### RECORDS FOR THE EXERCISE

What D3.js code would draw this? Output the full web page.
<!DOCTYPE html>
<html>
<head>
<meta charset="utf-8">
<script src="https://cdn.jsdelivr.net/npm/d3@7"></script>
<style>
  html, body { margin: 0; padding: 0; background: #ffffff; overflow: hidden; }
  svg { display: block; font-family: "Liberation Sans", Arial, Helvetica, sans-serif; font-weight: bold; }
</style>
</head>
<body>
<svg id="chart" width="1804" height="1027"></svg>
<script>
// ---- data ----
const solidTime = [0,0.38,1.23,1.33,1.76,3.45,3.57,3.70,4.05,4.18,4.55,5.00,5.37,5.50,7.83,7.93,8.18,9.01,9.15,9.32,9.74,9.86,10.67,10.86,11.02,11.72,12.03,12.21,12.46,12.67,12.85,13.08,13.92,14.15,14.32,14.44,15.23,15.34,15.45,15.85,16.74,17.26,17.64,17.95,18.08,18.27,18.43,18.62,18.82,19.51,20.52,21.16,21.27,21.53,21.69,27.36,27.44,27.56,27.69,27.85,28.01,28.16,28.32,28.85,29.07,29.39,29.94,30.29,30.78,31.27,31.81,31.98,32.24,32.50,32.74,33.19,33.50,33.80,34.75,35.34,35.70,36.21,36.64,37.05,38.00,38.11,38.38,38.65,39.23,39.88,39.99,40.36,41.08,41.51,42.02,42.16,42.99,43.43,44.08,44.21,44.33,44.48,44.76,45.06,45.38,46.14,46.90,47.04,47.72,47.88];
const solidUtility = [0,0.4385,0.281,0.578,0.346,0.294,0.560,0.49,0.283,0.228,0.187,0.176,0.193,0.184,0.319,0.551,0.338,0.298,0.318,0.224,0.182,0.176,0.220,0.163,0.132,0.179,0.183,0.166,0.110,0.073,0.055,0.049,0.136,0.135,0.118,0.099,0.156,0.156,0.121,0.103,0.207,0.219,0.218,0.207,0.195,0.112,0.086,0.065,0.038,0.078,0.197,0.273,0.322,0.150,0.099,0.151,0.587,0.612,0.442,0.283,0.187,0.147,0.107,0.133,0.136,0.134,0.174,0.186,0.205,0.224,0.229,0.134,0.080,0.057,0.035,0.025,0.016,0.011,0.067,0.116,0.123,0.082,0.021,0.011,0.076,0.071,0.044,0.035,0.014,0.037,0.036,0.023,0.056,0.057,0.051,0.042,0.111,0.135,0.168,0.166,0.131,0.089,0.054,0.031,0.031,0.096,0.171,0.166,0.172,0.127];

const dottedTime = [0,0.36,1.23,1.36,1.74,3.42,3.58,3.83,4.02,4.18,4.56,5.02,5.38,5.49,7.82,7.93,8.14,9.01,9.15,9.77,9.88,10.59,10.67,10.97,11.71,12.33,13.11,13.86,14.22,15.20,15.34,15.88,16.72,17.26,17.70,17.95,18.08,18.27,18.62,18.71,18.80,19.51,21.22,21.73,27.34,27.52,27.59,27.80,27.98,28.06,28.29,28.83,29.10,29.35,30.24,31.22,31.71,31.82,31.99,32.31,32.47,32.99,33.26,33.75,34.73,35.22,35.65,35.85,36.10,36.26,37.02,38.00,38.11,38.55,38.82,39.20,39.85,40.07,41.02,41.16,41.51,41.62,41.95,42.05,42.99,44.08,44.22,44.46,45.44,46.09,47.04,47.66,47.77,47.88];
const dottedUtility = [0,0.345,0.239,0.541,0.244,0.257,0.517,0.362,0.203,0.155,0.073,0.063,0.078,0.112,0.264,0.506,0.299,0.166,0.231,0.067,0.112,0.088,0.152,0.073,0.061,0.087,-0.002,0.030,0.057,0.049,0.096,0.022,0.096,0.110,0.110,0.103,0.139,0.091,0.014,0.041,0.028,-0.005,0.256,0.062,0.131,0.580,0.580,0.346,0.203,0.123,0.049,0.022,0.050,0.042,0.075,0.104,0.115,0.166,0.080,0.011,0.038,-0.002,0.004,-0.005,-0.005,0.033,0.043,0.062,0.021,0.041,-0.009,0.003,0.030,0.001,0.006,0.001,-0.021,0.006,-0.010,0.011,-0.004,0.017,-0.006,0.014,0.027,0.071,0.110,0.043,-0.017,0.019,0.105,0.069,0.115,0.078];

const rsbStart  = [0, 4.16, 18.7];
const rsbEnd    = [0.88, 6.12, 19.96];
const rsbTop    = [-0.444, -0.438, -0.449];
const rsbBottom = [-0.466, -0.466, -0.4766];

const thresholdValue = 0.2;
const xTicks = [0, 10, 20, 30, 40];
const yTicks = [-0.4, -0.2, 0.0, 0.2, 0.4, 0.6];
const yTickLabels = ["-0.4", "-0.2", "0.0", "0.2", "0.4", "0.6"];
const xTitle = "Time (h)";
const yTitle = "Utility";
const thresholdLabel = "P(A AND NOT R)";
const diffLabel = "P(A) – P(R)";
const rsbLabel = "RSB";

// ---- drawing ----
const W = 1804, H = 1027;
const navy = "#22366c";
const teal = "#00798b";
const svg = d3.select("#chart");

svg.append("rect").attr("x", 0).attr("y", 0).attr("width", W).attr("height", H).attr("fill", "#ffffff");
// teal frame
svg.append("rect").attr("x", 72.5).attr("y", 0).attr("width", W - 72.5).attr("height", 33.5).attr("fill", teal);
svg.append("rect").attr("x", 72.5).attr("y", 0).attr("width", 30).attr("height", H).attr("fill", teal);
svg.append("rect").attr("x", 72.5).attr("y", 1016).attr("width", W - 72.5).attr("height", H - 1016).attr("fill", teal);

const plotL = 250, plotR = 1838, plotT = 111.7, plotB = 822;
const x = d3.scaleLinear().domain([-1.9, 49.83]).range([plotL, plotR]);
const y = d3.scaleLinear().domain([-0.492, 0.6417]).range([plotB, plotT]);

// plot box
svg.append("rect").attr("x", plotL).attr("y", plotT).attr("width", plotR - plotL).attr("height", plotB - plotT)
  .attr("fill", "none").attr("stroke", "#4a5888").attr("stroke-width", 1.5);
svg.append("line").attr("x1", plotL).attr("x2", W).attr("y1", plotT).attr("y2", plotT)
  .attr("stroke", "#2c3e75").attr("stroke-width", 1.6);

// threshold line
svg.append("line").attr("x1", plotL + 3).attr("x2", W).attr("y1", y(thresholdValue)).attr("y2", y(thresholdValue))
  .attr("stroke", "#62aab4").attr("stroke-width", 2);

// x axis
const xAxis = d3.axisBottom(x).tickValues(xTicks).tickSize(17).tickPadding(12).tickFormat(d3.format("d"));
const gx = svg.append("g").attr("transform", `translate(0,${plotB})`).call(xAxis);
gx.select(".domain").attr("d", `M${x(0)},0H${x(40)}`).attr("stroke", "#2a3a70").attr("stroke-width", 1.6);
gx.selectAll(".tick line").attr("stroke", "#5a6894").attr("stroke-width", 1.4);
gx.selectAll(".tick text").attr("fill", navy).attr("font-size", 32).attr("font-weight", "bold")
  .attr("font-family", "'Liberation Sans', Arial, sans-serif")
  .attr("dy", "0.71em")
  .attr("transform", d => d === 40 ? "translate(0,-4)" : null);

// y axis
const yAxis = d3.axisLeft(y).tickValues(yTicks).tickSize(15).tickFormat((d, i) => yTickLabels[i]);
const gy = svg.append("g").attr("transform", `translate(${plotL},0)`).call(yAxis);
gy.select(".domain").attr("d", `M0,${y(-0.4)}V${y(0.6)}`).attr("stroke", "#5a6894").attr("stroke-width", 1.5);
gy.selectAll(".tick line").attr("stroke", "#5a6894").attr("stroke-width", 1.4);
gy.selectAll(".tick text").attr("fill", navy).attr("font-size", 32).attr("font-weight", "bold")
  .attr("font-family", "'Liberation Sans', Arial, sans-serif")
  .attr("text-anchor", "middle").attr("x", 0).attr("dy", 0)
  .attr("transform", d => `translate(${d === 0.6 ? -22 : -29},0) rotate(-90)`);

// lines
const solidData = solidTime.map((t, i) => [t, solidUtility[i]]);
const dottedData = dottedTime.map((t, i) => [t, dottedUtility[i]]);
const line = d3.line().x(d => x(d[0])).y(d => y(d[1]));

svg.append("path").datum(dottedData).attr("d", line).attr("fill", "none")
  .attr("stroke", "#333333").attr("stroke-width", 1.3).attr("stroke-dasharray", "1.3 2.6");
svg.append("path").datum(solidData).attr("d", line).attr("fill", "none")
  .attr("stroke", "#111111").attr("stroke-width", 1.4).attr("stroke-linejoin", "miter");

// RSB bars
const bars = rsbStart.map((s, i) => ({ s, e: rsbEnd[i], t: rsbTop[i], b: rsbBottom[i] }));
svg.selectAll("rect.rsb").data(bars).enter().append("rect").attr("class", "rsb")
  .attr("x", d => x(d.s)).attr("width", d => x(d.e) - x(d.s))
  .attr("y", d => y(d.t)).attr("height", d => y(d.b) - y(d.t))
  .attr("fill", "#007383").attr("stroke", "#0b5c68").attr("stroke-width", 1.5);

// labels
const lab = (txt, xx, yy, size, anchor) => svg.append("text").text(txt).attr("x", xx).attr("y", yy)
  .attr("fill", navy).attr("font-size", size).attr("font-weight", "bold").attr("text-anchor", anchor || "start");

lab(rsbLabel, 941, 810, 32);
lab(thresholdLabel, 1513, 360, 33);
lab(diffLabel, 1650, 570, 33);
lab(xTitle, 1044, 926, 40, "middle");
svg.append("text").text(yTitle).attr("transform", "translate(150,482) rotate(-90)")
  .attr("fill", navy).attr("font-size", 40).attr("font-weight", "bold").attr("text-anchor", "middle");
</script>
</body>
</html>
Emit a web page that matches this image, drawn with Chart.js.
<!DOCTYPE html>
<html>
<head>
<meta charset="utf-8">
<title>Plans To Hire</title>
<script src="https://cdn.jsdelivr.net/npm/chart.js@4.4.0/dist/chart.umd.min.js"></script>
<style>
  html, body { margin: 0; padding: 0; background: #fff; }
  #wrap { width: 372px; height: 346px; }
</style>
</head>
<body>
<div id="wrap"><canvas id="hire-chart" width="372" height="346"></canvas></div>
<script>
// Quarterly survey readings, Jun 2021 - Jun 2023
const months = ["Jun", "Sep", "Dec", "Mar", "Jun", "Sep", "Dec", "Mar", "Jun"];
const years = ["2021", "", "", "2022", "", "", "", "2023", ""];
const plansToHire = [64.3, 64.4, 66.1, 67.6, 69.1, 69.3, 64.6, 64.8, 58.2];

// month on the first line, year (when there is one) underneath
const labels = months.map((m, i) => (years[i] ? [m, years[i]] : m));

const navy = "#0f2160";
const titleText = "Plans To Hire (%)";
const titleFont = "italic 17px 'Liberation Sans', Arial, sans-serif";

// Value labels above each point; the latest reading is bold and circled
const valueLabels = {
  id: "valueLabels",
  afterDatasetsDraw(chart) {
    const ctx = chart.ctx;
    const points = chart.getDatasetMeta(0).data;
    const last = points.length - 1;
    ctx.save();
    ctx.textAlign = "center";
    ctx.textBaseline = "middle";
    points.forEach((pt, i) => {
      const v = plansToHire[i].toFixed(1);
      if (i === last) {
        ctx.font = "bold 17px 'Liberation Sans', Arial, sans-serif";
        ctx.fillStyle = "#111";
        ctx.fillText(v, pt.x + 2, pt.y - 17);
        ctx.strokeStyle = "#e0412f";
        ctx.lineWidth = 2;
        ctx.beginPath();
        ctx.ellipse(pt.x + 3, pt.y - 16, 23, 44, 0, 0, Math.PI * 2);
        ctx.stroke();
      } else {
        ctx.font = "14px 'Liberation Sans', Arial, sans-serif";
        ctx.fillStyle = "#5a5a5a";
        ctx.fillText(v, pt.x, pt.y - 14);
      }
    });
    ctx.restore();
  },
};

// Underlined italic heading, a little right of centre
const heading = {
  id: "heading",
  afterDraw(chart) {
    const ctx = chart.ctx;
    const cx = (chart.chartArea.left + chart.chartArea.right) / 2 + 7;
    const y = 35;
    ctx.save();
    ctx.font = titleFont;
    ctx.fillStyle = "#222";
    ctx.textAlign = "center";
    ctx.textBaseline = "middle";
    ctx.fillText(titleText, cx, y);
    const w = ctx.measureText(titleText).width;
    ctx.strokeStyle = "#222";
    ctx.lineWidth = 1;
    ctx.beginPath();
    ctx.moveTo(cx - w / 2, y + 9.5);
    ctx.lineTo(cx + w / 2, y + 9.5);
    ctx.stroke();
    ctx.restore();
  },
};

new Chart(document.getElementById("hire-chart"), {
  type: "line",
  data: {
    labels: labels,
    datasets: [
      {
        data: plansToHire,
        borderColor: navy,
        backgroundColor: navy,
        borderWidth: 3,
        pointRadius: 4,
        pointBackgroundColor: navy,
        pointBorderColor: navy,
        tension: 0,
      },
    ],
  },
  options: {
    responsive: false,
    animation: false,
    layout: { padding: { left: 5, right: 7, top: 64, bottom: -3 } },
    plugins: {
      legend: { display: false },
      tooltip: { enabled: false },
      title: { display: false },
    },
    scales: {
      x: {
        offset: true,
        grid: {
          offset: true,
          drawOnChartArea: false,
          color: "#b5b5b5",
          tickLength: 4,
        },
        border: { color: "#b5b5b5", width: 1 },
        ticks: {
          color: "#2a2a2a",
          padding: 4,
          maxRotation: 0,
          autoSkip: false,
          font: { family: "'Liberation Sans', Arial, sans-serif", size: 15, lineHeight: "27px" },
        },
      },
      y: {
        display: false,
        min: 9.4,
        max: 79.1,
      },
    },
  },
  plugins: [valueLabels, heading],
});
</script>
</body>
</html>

### WHAT IS EXPECTED
Set down exactly the lines from the line that contains "Emit a web page" to the line that contains "64.6, 64.8, 58.2];", both lines included, and nothing more.

### EXERCISE RESPONSE
Emit a web page that matches this image, drawn with Chart.js.
<!DOCTYPE html>
<html>
<head>
<meta charset="utf-8">
<title>Plans To Hire</title>
<script src="https://cdn.jsdelivr.net/npm/chart.js@4.4.0/dist/chart.umd.min.js"></script>
<style>
  html, body { margin: 0; padding: 0; background: #fff; }
  #wrap { width: 372px; height: 346px; }
</style>
</head>
<body>
<div id="wrap"><canvas id="hire-chart" width="372" height="346"></canvas></div>
<script>
// Quarterly survey readings, Jun 2021 - Jun 2023
const months = ["Jun", "Sep", "Dec", "Mar", "Jun", "Sep", "Dec", "Mar", "Jun"];
const years = ["2021", "", "", "2022", "", "", "", "2023", ""];
const plansToHire = [64.3, 64.4, 66.1, 67.6, 69.1, 69.3, 64.6, 64.8, 58.2];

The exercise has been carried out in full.